# Start of RECORDED INFORMATION

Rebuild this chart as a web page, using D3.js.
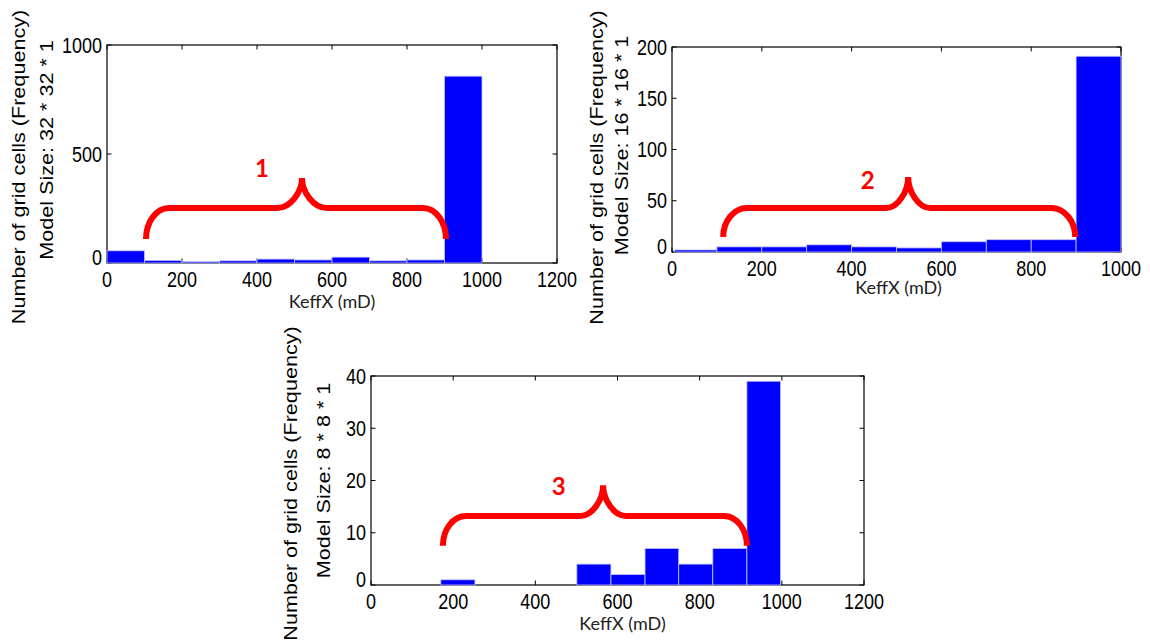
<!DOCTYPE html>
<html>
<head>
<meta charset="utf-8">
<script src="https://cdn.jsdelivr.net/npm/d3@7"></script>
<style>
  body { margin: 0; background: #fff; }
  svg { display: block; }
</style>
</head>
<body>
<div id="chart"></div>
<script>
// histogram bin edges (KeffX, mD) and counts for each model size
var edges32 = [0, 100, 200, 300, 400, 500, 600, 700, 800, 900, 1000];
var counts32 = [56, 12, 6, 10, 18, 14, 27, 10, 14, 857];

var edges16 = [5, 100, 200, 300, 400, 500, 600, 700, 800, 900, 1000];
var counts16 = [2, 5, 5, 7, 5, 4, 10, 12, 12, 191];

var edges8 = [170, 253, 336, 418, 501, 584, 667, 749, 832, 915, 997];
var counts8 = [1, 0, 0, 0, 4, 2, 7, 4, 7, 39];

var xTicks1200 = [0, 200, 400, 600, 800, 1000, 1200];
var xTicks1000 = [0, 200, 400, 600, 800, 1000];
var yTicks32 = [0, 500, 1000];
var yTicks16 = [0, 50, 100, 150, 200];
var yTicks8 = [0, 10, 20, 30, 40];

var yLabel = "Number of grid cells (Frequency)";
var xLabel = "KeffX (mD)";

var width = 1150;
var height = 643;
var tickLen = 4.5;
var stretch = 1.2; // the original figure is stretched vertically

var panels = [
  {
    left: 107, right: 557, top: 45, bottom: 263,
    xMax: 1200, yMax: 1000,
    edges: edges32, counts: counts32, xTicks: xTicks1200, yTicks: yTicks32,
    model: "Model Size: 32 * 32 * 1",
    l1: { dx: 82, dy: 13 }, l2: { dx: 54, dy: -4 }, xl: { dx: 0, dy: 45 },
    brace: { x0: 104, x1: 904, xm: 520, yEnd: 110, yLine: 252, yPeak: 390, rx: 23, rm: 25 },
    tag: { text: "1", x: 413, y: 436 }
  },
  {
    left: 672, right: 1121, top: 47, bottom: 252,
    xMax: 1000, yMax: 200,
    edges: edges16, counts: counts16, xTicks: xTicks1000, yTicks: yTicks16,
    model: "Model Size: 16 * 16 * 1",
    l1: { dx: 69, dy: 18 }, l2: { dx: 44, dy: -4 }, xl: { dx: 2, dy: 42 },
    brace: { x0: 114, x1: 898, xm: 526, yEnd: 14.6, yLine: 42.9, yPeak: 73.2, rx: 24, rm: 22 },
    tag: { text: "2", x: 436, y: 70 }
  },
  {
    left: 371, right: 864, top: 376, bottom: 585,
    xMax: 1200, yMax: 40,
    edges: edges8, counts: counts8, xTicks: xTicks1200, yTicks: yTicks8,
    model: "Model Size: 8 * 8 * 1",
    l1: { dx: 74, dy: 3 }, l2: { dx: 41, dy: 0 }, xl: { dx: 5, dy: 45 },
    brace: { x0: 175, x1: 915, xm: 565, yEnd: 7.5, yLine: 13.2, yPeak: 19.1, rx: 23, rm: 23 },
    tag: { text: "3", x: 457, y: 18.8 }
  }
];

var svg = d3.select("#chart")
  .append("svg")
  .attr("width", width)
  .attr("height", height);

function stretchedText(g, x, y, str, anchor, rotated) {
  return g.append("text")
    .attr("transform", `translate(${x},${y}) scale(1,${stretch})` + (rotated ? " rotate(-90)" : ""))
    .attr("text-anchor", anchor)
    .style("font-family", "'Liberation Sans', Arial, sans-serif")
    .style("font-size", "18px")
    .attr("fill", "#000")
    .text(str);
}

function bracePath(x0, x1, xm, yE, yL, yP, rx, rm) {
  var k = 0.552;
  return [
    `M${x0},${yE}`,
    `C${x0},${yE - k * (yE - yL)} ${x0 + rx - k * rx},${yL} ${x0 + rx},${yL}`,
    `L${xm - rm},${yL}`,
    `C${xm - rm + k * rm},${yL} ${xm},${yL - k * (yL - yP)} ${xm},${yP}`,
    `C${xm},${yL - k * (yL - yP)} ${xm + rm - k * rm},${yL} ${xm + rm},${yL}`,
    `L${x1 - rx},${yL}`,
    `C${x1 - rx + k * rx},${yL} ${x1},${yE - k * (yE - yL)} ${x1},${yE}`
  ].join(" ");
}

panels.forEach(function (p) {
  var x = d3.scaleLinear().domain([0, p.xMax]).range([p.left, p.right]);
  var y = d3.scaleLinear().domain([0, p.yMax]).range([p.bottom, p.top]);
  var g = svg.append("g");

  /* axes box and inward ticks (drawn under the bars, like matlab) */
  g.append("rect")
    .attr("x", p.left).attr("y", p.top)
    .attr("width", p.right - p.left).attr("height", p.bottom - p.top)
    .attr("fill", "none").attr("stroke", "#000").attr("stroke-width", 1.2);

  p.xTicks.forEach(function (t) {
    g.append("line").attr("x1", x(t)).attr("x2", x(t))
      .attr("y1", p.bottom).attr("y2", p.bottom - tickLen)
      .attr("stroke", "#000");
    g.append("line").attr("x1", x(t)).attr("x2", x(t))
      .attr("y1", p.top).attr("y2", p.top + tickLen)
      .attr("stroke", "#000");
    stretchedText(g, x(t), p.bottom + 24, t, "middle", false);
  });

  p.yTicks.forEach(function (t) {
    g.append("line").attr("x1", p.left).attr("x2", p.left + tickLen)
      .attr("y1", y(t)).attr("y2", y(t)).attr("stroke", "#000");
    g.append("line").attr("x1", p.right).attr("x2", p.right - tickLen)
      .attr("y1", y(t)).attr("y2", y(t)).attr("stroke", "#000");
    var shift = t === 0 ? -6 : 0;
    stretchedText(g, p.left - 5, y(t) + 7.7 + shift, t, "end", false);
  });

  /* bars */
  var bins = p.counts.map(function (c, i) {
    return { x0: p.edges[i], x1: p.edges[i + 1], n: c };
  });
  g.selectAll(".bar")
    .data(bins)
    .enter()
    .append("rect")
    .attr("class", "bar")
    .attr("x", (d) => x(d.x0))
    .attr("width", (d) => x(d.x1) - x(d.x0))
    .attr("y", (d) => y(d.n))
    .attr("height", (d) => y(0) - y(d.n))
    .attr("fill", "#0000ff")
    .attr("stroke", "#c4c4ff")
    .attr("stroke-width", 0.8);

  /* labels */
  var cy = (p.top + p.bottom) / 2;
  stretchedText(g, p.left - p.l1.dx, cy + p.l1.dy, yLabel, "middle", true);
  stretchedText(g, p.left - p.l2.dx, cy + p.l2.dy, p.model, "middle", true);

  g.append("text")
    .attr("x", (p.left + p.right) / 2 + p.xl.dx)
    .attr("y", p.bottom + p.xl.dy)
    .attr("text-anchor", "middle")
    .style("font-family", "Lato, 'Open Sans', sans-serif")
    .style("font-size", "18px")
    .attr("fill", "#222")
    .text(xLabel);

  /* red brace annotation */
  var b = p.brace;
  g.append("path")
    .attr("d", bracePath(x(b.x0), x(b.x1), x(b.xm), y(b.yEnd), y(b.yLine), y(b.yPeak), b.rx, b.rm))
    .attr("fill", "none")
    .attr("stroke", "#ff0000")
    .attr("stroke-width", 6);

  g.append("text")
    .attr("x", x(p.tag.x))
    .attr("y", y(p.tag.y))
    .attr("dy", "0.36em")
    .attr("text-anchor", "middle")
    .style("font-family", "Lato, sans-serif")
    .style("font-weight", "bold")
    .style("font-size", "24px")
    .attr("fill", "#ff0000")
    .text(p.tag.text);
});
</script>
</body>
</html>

# End of RECORDED INFORMATION

_PROBLEM DETAILS_. Leave the images out and output the remaining material exactly as it stands.

_COMPLETE ANSWER_.
Rebuild this chart as a web page, using D3.js.
<!DOCTYPE html>
<html>
<head>
<meta charset="utf-8">
<script src="https://cdn.jsdelivr.net/npm/d3@7"></script>
<style>
  body { margin: 0; background: #fff; }
  svg { display: block; }
</style>
</head>
<body>
<div id="chart"></div>
<script>
// histogram bin edges (KeffX, mD) and counts for each model size
var edges32 = [0, 100, 200, 300, 400, 500, 600, 700, 800, 900, 1000];
var counts32 = [56, 12, 6, 10, 18, 14, 27, 10, 14, 857];

var edges16 = [5, 100, 200, 300, 400, 500, 600, 700, 800, 900, 1000];
var counts16 = [2, 5, 5, 7, 5, 4, 10, 12, 12, 191];

var edges8 = [170, 253, 336, 418, 501, 584, 667, 749, 832, 915, 997];
var counts8 = [1, 0, 0, 0, 4, 2, 7, 4, 7, 39];

var xTicks1200 = [0, 200, 400, 600, 800, 1000, 1200];
var xTicks1000 = [0, 200, 400, 600, 800, 1000];
var yTicks32 = [0, 500, 1000];
var yTicks16 = [0, 50, 100, 150, 200];
var yTicks8 = [0, 10, 20, 30, 40];

var yLabel = "Number of grid cells (Frequency)";
var xLabel = "KeffX (mD)";

var width = 1150;
var height = 643;
var tickLen = 4.5;
var stretch = 1.2; // the original figure is stretched vertically

var panels = [
  {
    left: 107, right: 557, top: 45, bottom: 263,
    xMax: 1200, yMax: 1000,
    edges: edges32, counts: counts32, xTicks: xTicks1200, yTicks: yTicks32,
    model: "Model Size: 32 * 32 * 1",
    l1: { dx: 82, dy: 13 }, l2: { dx: 54, dy: -4 }, xl: { dx: 0, dy: 45 },
    brace: { x0: 104, x1: 904, xm: 520, yEnd: 110, yLine: 252, yPeak: 390, rx: 23, rm: 25 },
    tag: { text: "1", x: 413, y: 436 }
  },
  {
    left: 672, right: 1121, top: 47, bottom: 252,
    xMax: 1000, yMax: 200,
    edges: edges16, counts: counts16, xTicks: xTicks1000, yTicks: yTicks16,
    model: "Model Size: 16 * 16 * 1",
    l1: { dx: 69, dy: 18 }, l2: { dx: 44, dy: -4 }, xl: { dx: 2, dy: 42 },
    brace: { x0: 114, x1: 898, xm: 526, yEnd: 14.6, yLine: 42.9, yPeak: 73.2, rx: 24, rm: 22 },
    tag: { text: "2", x: 436, y: 70 }
  },
  {
    left: 371, right: 864, top: 376, bottom: 585,
    xMax: 1200, yMax: 40,
    edges: edges8, counts: counts8, xTicks: xTicks1200, yTicks: yTicks8,
    model: "Model Size: 8 * 8 * 1",
    l1: { dx: 74, dy: 3 }, l2: { dx: 41, dy: 0 }, xl: { dx: 5, dy: 45 },
    brace: { x0: 175, x1: 915, xm: 565, yEnd: 7.5, yLine: 13.2, yPeak: 19.1, rx: 23, rm: 23 },
    tag: { text: "3", x: 457, y: 18.8 }
  }
];

var svg = d3.select("#chart")
  .append("svg")
  .attr("width", width)
  .attr("height", height);

function stretchedText(g, x, y, str, anchor, rotated) {
  return g.append("text")
    .attr("transform", `translate(${x},${y}) scale(1,${stretch})` + (rotated ? " rotate(-90)" : ""))
    .attr("text-anchor", anchor)
    .style("font-family", "'Liberation Sans', Arial, sans-serif")
    .style("font-size", "18px")
    .attr("fill", "#000")
    .text(str);
}

function bracePath(x0, x1, xm, yE, yL, yP, rx, rm) {
  var k = 0.552;
  return [
    `M${x0},${yE}`,
    `C${x0},${yE - k * (yE - yL)} ${x0 + rx - k * rx},${yL} ${x0 + rx},${yL}`,
    `L${xm - rm},${yL}`,
    `C${xm - rm + k * rm},${yL} ${xm},${yL - k * (yL - yP)} ${xm},${yP}`,
    `C${xm},${yL - k * (yL - yP)} ${xm + rm - k * rm},${yL} ${xm + rm},${yL}`,
    `L${x1 - rx},${yL}`,
    `C${x1 - rx + k * rx},${yL} ${x1},${yE - k * (yE - yL)} ${x1},${yE}`
  ].join(" ");
}

panels.forEach(function (p) {
  var x = d3.scaleLinear().domain([0, p.xMax]).range([p.left, p.right]);
  var y = d3.scaleLinear().domain([0, p.yMax]).range([p.bottom, p.top]);
  var g = svg.append("g");

  /* axes box and inward ticks (drawn under the bars, like matlab) */
  g.append("rect")
    .attr("x", p.left).attr("y", p.top)
    .attr("width", p.right - p.left).attr("height", p.bottom - p.top)
    .attr("fill", "none").attr("stroke", "#000").attr("stroke-width", 1.2);

  p.xTicks.forEach(function (t) {
    g.append("line").attr("x1", x(t)).attr("x2", x(t))
      .attr("y1", p.bottom).attr("y2", p.bottom - tickLen)
      .attr("stroke", "#000");
    g.append("line").attr("x1", x(t)).attr("x2", x(t))
      .attr("y1", p.top).attr("y2", p.top + tickLen)
      .attr("stroke", "#000");
    stretchedText(g, x(t), p.bottom + 24, t, "middle", false);
  });

  p.yTicks.forEach(function (t) {
    g.append("line").attr("x1", p.left).attr("x2", p.left + tickLen)
      .attr("y1", y(t)).attr("y2", y(t)).attr("stroke", "#000");
    g.append("line").attr("x1", p.right).attr("x2", p.right - tickLen)
      .attr("y1", y(t)).attr("y2", y(t)).attr("stroke", "#000");
    var shift = t === 0 ? -6 : 0;
    stretchedText(g, p.left - 5, y(t) + 7.7 + shift, t, "end", false);
  });

  /* bars */
  var bins = p.counts.map(function (c, i) {
    return { x0: p.edges[i], x1: p.edges[i + 1], n: c };
  });
  g.selectAll(".bar")
    .data(bins)
    .enter()
    .append("rect")
    .attr("class", "bar")
    .attr("x", (d) => x(d.x0))
    .attr("width", (d) => x(d.x1) - x(d.x0))
    .attr("y", (d) => y(d.n))
    .attr("height", (d) => y(0) - y(d.n))
    .attr("fill", "#0000ff")
    .attr("stroke", "#c4c4ff")
    .attr("stroke-width", 0.8);

  /* labels */
  var cy = (p.top + p.bottom) / 2;
  stretchedText(g, p.left - p.l1.dx, cy + p.l1.dy, yLabel, "middle", true);
  stretchedText(g, p.left - p.l2.dx, cy + p.l2.dy, p.model, "middle", true);

  g.append("text")
    .attr("x", (p.left + p.right) / 2 + p.xl.dx)
    .attr("y", p.bottom + p.xl.dy)
    .attr("text-anchor", "middle")
    .style("font-family", "Lato, 'Open Sans', sans-serif")
    .style("font-size", "18px")
    .attr("fill", "#222")
    .text(xLabel);

  /* red brace annotation */
  var b = p.brace;
  g.append("path")
    .attr("d", bracePath(x(b.x0), x(b.x1), x(b.xm), y(b.yEnd), y(b.yLine), y(b.yPeak), b.rx, b.rm))
    .attr("fill", "none")
    .attr("stroke", "#ff0000")
    .attr("stroke-width", 6);

  g.append("text")
    .attr("x", x(p.tag.x))
    .attr("y", y(p.tag.y))
    .attr("dy", "0.36em")
    .attr("text-anchor", "middle")
    .style("font-family", "Lato, sans-serif")
    .style("font-weight", "bold")
    .style("font-size", "24px")
    .attr("fill", "#ff0000")
    .text(p.tag.text);
});
</script>
</body>
</html>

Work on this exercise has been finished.